After spending decades in limbo at the Landmarks Preservation Commission, nearly 100 properties – including Long Island City’s waterfront Pepsi-Cola sign – are being reviewed in a process that began Wednesday.

The motivation for what the LPC is calling its Backlog Initiative is to address 95 properties that have been under consideration for landmark designation for decades, but have never been acted upon.

Long Island City’s Pepsi-Cola sign has been under consideration since 1988. Other Queens backlogged items include the Old Cavalry Cemetery Gatehouse at Gale and Greenpoint Avenues, and the Fairway Apartments in Jackson Heights.

The Backlog Initiative launch follows news from late last year, which angered some elected officials and preservationists, that the agency was looking to scrap these properties from landmark consideration.

Now, the plan is to give them each a dedicated shot at landmark status.

According to information posted on the LPC website, the agency kicked off a months-long process on Wednesday that will include public review and special hearings.

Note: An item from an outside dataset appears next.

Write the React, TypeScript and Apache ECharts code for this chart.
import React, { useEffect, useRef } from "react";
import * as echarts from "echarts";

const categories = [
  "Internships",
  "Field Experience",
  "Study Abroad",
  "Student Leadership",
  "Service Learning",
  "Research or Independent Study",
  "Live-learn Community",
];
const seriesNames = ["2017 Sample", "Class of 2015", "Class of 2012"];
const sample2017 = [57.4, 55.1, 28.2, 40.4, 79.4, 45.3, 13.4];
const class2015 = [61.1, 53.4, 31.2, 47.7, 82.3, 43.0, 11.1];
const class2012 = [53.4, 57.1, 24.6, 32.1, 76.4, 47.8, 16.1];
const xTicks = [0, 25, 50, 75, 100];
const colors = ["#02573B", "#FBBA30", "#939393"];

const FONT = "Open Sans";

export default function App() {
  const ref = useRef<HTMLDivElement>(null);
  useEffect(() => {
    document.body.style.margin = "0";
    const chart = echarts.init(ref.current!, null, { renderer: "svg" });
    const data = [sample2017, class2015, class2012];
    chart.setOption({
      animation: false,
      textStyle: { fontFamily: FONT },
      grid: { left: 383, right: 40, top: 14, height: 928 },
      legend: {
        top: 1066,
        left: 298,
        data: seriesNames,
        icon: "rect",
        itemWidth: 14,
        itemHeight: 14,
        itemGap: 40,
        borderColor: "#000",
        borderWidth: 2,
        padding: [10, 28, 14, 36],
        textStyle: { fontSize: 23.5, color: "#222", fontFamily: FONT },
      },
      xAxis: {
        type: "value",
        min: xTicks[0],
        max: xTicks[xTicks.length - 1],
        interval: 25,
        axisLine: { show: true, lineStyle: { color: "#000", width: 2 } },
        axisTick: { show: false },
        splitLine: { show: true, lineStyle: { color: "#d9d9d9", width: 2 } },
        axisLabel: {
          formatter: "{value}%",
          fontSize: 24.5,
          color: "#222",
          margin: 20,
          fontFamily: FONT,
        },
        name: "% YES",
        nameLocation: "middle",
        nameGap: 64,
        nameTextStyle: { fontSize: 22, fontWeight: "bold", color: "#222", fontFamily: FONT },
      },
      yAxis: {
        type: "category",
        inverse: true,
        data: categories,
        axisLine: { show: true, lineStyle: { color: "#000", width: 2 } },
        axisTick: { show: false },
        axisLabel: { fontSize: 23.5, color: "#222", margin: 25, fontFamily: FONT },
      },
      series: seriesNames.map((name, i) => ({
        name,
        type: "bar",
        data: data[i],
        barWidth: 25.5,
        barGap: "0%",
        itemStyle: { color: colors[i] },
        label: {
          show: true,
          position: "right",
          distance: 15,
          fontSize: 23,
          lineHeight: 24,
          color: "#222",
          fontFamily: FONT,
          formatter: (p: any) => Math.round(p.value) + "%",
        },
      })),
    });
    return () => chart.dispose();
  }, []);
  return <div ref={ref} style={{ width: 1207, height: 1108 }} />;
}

First, a public review period will run for a minimum of three months, during which the public can examine background materials on each backlogged property and submit comments to [email protected]

A brief fact sheet on the Pesi Cola sign is available online here. An in-depth research file on the property is available here.

Next, the Commission will hold a series of public hearings on the backlogged properties. Speakers will be given three minutes. To register to testify in advance, or to submit written statements instead, email [email protected]

All Queens properties will be addressed during a public hearing on October 8.

Finally, in 2016, the Commission will vote for or against designation for these properties. The Commission might also choose to issue a “no-action letter” for some items, which would remove them from consideration but would not disqualify them from landmark designation in the future.